What is asked: Repeat all of the material below exactly as written, images excluded.

+---+

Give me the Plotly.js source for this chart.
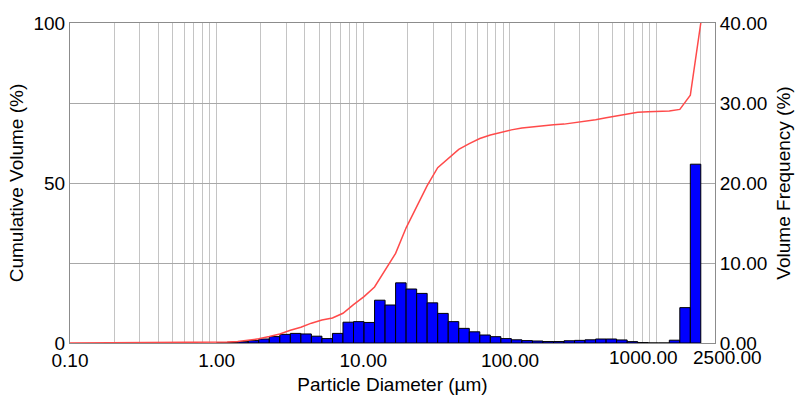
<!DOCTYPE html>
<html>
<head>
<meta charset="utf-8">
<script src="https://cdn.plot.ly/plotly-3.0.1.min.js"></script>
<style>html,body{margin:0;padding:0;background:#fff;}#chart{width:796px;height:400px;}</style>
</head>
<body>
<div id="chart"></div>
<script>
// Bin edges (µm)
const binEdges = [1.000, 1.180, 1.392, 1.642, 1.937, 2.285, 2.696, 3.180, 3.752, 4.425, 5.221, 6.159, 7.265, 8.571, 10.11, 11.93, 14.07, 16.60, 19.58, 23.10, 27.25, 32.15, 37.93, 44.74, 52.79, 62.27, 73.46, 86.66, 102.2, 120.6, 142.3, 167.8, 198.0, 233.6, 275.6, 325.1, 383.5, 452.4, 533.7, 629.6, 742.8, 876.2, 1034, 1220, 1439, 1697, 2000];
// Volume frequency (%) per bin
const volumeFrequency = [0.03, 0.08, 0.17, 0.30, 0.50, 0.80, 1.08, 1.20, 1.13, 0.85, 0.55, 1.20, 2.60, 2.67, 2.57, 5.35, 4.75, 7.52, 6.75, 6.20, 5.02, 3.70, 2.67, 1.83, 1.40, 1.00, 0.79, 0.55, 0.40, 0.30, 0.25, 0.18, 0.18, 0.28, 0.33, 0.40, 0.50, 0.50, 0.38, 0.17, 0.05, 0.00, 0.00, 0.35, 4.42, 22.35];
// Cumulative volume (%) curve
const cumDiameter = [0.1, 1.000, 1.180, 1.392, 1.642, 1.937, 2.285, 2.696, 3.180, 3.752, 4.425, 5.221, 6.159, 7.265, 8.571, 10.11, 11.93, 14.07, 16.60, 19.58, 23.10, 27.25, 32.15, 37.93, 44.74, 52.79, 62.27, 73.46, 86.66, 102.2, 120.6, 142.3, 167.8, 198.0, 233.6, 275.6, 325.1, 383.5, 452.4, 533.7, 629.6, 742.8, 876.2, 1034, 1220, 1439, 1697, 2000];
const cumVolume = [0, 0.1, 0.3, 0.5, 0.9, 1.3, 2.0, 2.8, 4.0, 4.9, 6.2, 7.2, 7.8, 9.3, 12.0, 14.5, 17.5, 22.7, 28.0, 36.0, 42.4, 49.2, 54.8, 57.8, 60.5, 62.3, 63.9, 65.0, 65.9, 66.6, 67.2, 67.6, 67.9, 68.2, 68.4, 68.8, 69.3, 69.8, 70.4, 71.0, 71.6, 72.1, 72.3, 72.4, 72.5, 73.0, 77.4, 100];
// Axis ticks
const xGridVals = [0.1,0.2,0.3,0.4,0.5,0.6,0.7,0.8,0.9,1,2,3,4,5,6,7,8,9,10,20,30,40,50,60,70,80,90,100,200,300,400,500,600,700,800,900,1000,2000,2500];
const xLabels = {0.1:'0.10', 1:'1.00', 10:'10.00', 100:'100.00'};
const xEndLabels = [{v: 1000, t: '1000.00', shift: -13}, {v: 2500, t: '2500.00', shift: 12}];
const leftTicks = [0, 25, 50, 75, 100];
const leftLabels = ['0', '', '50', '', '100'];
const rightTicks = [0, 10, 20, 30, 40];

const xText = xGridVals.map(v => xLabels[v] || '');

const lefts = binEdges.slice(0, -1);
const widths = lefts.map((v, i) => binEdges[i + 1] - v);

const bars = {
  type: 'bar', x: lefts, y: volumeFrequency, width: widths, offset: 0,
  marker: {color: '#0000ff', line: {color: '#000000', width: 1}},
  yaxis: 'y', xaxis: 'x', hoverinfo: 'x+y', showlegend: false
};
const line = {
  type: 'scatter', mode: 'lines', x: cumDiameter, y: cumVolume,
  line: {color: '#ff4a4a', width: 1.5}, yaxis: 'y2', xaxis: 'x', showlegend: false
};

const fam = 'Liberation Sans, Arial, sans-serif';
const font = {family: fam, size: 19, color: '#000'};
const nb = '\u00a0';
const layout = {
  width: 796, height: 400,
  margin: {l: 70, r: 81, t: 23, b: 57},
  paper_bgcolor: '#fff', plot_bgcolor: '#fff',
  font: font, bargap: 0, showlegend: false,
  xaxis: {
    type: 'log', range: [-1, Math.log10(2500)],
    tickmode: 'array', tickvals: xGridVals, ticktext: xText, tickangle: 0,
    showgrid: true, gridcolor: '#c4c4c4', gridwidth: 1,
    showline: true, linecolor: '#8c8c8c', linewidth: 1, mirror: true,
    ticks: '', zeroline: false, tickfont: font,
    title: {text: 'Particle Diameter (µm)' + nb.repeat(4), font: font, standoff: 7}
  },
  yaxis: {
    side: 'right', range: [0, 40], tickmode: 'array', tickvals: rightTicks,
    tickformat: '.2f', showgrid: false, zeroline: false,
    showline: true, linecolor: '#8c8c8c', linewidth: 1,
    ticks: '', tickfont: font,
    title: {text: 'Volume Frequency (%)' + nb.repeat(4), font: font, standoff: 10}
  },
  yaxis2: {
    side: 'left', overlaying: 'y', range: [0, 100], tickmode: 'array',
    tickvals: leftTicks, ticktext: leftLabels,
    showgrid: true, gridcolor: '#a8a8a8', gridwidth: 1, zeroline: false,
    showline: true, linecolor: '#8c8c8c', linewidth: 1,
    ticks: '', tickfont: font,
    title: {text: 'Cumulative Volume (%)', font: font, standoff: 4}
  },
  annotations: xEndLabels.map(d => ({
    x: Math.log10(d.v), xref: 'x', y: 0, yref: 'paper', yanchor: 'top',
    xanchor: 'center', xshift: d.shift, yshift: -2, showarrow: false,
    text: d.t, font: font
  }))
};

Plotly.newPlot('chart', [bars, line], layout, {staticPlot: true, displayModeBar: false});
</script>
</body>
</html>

+---+

Answer for the task:
Give me the Plotly.js source for this chart.
<!DOCTYPE html>
<html>
<head>
<meta charset="utf-8">
<script src="https://cdn.plot.ly/plotly-3.0.1.min.js"></script>
<style>html,body{margin:0;padding:0;background:#fff;}#chart{width:796px;height:400px;}</style>
</head>
<body>
<div id="chart"></div>
<script>
// Bin edges (µm)
const binEdges = [1.000, 1.180, 1.392, 1.642, 1.937, 2.285, 2.696, 3.180, 3.752, 4.425, 5.221, 6.159, 7.265, 8.571, 10.11, 11.93, 14.07, 16.60, 19.58, 23.10, 27.25, 32.15, 37.93, 44.74, 52.79, 62.27, 73.46, 86.66, 102.2, 120.6, 142.3, 167.8, 198.0, 233.6, 275.6, 325.1, 383.5, 452.4, 533.7, 629.6, 742.8, 876.2, 1034, 1220, 1439, 1697, 2000];
// Volume frequency (%) per bin
const volumeFrequency = [0.03, 0.08, 0.17, 0.30, 0.50, 0.80, 1.08, 1.20, 1.13, 0.85, 0.55, 1.20, 2.60, 2.67, 2.57, 5.35, 4.75, 7.52, 6.75, 6.20, 5.02, 3.70, 2.67, 1.83, 1.40, 1.00, 0.79, 0.55, 0.40, 0.30, 0.25, 0.18, 0.18, 0.28, 0.33, 0.40, 0.50, 0.50, 0.38, 0.17, 0.05, 0.00, 0.00, 0.35, 4.42, 22.35];
// Cumulative volume (%) curve
const cumDiameter = [0.1, 1.000, 1.180, 1.392, 1.642, 1.937, 2.285, 2.696, 3.180, 3.752, 4.425, 5.221, 6.159, 7.265, 8.571, 10.11, 11.93, 14.07, 16.60, 19.58, 23.10, 27.25, 32.15, 37.93, 44.74, 52.79, 62.27, 73.46, 86.66, 102.2, 120.6, 142.3, 167.8, 198.0, 233.6, 275.6, 325.1, 383.5, 452.4, 533.7, 629.6, 742.8, 876.2, 1034, 1220, 1439, 1697, 2000];
const cumVolume = [0, 0.1, 0.3, 0.5, 0.9, 1.3, 2.0, 2.8, 4.0, 4.9, 6.2, 7.2, 7.8, 9.3, 12.0, 14.5, 17.5, 22.7, 28.0, 36.0, 42.4, 49.2, 54.8, 57.8, 60.5, 62.3, 63.9, 65.0, 65.9, 66.6, 67.2, 67.6, 67.9, 68.2, 68.4, 68.8, 69.3, 69.8, 70.4, 71.0, 71.6, 72.1, 72.3, 72.4, 72.5, 73.0, 77.4, 100];
// Axis ticks
const xGridVals = [0.1,0.2,0.3,0.4,0.5,0.6,0.7,0.8,0.9,1,2,3,4,5,6,7,8,9,10,20,30,40,50,60,70,80,90,100,200,300,400,500,600,700,800,900,1000,2000,2500];
const xLabels = {0.1:'0.10', 1:'1.00', 10:'10.00', 100:'100.00'};
const xEndLabels = [{v: 1000, t: '1000.00', shift: -13}, {v: 2500, t: '2500.00', shift: 12}];
const leftTicks = [0, 25, 50, 75, 100];
const leftLabels = ['0', '', '50', '', '100'];
const rightTicks = [0, 10, 20, 30, 40];

const xText = xGridVals.map(v => xLabels[v] || '');

const lefts = binEdges.slice(0, -1);
const widths = lefts.map((v, i) => binEdges[i + 1] - v);

const bars = {
  type: 'bar', x: lefts, y: volumeFrequency, width: widths, offset: 0,
  marker: {color: '#0000ff', line: {color: '#000000', width: 1}},
  yaxis: 'y', xaxis: 'x', hoverinfo: 'x+y', showlegend: false
};
const line = {
  type: 'scatter', mode: 'lines', x: cumDiameter, y: cumVolume,
  line: {color: '#ff4a4a', width: 1.5}, yaxis: 'y2', xaxis: 'x', showlegend: false
};

const fam = 'Liberation Sans, Arial, sans-serif';
const font = {family: fam, size: 19, color: '#000'};
const nb = '\u00a0';
const layout = {
  width: 796, height: 400,
  margin: {l: 70, r: 81, t: 23, b: 57},
  paper_bgcolor: '#fff', plot_bgcolor: '#fff',
  font: font, bargap: 0, showlegend: false,
  xaxis: {
    type: 'log', range: [-1, Math.log10(2500)],
    tickmode: 'array', tickvals: xGridVals, ticktext: xText, tickangle: 0,
    showgrid: true, gridcolor: '#c4c4c4', gridwidth: 1,
    showline: true, linecolor: '#8c8c8c', linewidth: 1, mirror: true,
    ticks: '', zeroline: false, tickfont: font,
    title: {text: 'Particle Diameter (µm)' + nb.repeat(4), font: font, standoff: 7}
  },
  yaxis: {
    side: 'right', range: [0, 40], tickmode: 'array', tickvals: rightTicks,
    tickformat: '.2f', showgrid: false, zeroline: false,
    showline: true, linecolor: '#8c8c8c', linewidth: 1,
    ticks: '', tickfont: font,
    title: {text: 'Volume Frequency (%)' + nb.repeat(4), font: font, standoff: 10}
  },
  yaxis2: {
    side: 'left', overlaying: 'y', range: [0, 100], tickmode: 'array',
    tickvals: leftTicks, ticktext: leftLabels,
    showgrid: true, gridcolor: '#a8a8a8', gridwidth: 1, zeroline: false,
    showline: true, linecolor: '#8c8c8c', linewidth: 1,
    ticks: '', tickfont: font,
    title: {text: 'Cumulative Volume (%)', font: font, standoff: 4}
  },
  annotations: xEndLabels.map(d => ({
    x: Math.log10(d.v), xref: 'x', y: 0, yref: 'paper', yanchor: 'top',
    xanchor: 'center', xshift: d.shift, yshift: -2, showarrow: false,
    text: d.t, font: font
  }))
};

Plotly.newPlot('chart', [bars, line], layout, {staticPlot: true, displayModeBar: false});
</script>
</body>
</html>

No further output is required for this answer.